> _AVAILABLE RECORDS_:
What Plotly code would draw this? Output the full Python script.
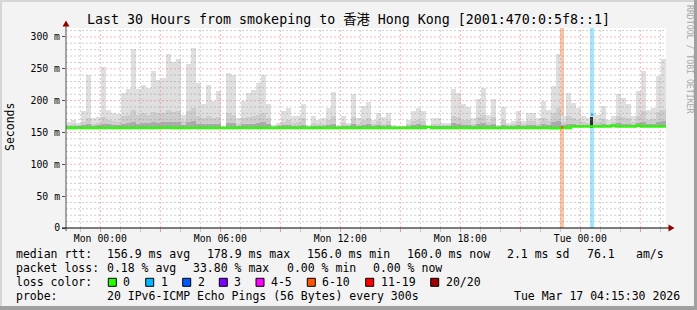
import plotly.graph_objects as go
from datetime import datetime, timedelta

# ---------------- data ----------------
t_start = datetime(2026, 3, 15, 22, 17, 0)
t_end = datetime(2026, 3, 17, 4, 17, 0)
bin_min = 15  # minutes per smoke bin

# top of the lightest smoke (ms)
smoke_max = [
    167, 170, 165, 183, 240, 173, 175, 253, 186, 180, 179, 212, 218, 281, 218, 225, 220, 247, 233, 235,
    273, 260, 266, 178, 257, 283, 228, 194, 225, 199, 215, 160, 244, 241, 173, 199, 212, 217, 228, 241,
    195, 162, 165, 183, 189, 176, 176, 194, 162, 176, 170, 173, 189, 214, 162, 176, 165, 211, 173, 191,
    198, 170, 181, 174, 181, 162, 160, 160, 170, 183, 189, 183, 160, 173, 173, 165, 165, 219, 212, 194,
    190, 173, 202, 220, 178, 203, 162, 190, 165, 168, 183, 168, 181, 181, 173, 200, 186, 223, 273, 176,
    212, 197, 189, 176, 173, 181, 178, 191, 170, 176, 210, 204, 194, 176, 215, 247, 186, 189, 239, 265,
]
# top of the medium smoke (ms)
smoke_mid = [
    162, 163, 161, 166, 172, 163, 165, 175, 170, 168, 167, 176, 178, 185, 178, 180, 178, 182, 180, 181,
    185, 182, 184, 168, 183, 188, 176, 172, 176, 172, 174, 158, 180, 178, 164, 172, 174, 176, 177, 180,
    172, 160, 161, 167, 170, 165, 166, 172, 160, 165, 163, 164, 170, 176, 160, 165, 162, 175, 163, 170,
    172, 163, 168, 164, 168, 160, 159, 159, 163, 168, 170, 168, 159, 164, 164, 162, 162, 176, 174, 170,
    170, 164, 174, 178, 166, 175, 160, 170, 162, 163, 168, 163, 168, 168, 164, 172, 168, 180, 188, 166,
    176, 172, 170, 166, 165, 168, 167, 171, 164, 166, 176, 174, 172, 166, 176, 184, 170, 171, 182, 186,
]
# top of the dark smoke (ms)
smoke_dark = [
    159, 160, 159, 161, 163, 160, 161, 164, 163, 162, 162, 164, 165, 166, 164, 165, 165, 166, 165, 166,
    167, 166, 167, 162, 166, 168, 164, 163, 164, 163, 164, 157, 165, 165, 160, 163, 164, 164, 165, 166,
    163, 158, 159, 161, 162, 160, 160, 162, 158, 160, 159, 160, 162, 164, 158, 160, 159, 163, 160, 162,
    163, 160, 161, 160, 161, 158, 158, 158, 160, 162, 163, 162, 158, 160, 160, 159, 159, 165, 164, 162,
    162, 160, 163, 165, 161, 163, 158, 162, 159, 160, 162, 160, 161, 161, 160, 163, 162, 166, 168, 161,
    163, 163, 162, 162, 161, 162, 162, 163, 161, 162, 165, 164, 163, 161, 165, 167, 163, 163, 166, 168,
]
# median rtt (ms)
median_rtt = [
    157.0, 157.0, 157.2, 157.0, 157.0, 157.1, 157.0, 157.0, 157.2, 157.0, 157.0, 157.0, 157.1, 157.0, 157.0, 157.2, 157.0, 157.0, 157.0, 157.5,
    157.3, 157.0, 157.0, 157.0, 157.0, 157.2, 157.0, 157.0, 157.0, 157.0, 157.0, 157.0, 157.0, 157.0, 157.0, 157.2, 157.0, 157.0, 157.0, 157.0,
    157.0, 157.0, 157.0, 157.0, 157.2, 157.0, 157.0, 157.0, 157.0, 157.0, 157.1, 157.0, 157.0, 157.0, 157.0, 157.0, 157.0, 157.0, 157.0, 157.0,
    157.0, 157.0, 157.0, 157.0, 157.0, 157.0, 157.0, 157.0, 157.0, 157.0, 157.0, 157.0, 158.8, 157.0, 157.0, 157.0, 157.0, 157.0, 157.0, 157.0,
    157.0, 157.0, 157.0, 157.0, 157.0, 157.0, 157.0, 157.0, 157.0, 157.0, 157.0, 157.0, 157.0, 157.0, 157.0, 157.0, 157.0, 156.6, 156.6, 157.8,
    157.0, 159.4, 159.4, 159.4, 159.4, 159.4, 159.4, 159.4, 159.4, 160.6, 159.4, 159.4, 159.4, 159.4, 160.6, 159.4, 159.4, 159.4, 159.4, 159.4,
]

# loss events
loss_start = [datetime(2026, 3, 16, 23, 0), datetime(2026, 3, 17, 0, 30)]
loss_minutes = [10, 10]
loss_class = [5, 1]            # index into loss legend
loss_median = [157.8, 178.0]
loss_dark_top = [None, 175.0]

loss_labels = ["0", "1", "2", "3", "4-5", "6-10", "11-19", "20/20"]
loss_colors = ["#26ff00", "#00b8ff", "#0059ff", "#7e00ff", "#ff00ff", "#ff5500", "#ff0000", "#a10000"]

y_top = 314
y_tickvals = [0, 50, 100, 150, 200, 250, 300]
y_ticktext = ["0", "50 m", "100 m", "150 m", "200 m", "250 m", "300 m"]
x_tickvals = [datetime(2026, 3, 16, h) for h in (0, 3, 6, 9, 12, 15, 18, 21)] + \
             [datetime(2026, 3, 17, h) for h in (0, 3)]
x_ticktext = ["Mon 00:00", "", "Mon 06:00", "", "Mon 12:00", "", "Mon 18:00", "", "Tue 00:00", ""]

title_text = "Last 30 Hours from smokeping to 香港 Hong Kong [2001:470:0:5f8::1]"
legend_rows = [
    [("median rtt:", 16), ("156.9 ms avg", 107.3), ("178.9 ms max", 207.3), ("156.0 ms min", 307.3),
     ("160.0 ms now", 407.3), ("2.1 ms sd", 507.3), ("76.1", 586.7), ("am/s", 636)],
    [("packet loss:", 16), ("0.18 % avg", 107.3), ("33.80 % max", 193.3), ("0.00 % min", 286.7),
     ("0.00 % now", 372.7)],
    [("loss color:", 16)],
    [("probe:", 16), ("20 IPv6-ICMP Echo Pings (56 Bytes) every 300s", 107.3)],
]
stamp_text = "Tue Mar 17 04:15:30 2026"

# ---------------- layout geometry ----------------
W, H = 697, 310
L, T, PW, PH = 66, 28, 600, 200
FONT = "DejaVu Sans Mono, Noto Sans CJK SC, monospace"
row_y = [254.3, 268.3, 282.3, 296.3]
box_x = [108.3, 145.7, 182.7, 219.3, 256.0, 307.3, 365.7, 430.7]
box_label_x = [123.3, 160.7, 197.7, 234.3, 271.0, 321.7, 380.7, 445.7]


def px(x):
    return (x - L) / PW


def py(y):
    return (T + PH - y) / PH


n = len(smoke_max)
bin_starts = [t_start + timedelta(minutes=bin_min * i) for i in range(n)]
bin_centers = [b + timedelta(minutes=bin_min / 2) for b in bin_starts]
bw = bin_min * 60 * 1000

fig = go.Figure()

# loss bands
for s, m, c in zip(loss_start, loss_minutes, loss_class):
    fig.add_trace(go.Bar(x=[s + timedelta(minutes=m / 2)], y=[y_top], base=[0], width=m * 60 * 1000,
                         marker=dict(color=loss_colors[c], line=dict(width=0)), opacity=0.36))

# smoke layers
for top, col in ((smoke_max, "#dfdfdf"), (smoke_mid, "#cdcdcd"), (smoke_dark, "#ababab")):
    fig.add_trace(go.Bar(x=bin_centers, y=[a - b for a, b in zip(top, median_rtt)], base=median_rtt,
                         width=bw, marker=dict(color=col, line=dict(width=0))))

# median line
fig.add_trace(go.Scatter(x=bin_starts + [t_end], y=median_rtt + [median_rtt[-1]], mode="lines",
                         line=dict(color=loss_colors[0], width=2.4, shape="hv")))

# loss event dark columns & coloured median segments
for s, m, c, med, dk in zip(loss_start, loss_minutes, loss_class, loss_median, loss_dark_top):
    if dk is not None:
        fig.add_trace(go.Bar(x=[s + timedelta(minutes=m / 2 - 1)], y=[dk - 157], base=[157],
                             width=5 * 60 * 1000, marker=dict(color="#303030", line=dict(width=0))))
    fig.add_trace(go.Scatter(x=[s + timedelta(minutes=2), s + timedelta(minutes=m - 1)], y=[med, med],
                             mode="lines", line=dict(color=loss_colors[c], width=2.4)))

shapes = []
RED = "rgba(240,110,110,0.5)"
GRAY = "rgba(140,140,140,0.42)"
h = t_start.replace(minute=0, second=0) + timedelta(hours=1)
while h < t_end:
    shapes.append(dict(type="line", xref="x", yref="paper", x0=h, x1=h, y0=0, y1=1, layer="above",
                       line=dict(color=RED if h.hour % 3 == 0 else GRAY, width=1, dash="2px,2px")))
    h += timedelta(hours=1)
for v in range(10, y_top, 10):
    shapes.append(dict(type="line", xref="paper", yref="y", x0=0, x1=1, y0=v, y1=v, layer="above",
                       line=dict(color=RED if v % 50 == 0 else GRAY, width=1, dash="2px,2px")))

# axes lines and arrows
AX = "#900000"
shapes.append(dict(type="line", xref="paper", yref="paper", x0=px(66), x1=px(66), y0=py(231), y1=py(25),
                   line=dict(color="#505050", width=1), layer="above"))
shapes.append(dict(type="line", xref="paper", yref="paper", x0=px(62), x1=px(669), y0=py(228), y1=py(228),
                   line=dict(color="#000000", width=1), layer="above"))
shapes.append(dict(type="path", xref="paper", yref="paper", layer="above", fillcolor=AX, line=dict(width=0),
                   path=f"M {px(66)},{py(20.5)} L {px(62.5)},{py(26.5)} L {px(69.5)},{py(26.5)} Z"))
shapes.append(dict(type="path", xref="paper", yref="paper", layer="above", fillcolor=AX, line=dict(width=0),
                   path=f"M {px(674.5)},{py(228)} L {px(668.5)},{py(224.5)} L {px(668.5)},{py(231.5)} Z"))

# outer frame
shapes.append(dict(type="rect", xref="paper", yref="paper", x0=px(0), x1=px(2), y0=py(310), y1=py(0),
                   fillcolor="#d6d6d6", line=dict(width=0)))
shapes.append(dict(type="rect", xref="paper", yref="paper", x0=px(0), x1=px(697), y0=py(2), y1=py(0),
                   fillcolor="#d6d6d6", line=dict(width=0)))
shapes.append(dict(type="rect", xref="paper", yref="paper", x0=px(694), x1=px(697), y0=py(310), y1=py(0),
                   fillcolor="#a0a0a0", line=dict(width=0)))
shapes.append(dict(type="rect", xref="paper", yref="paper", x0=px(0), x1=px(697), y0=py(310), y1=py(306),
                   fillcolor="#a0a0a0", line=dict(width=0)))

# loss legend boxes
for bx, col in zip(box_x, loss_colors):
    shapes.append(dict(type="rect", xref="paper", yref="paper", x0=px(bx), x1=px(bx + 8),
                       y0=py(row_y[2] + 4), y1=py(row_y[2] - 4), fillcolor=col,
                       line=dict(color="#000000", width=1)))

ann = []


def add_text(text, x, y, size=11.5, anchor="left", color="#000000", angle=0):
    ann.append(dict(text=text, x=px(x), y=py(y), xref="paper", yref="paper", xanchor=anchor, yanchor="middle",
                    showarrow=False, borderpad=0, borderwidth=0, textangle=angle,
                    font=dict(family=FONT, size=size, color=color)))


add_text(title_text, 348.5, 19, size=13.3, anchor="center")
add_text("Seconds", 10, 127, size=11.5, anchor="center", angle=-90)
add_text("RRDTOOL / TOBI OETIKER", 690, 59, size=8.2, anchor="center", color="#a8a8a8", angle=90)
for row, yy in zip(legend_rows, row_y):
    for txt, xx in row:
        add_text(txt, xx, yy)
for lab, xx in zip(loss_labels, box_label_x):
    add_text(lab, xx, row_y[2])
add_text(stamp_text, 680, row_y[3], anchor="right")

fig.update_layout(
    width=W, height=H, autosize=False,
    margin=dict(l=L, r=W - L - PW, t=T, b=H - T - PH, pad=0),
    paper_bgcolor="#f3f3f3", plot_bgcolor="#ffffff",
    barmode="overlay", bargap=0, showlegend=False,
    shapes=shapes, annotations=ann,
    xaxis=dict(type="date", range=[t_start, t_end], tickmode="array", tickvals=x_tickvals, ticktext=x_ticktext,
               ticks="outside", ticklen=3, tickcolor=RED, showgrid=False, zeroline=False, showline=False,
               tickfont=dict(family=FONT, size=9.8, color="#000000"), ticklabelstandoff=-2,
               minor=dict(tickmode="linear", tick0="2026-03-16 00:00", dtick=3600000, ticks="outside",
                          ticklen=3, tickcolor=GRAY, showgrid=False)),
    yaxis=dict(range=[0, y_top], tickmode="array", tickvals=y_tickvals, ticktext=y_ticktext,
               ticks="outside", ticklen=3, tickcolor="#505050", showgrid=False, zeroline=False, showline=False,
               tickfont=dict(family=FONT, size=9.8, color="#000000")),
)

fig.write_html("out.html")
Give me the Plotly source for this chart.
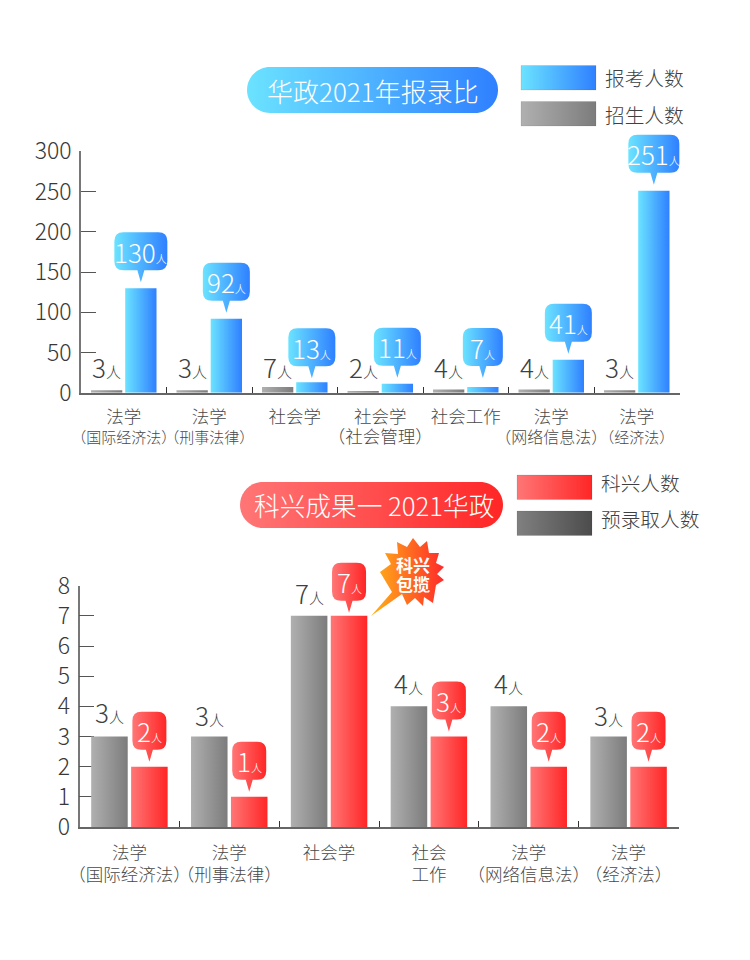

> _EXERCISE OBJECTIVE_:
From the first line of the entries above down to the line holding "bin_min = 15", quote each line exactly and nothing else, skipping pictures.

> _WORKED ANSWER_:
What Plotly code would draw this? Output the full Python script.
import plotly.graph_objects as go
from datetime import datetime, timedelta

# ---------------- data ----------------
t_start = datetime(2026, 3, 15, 22, 17, 0)
t_end = datetime(2026, 3, 17, 4, 17, 0)
bin_min = 15  # minutes per smoke bin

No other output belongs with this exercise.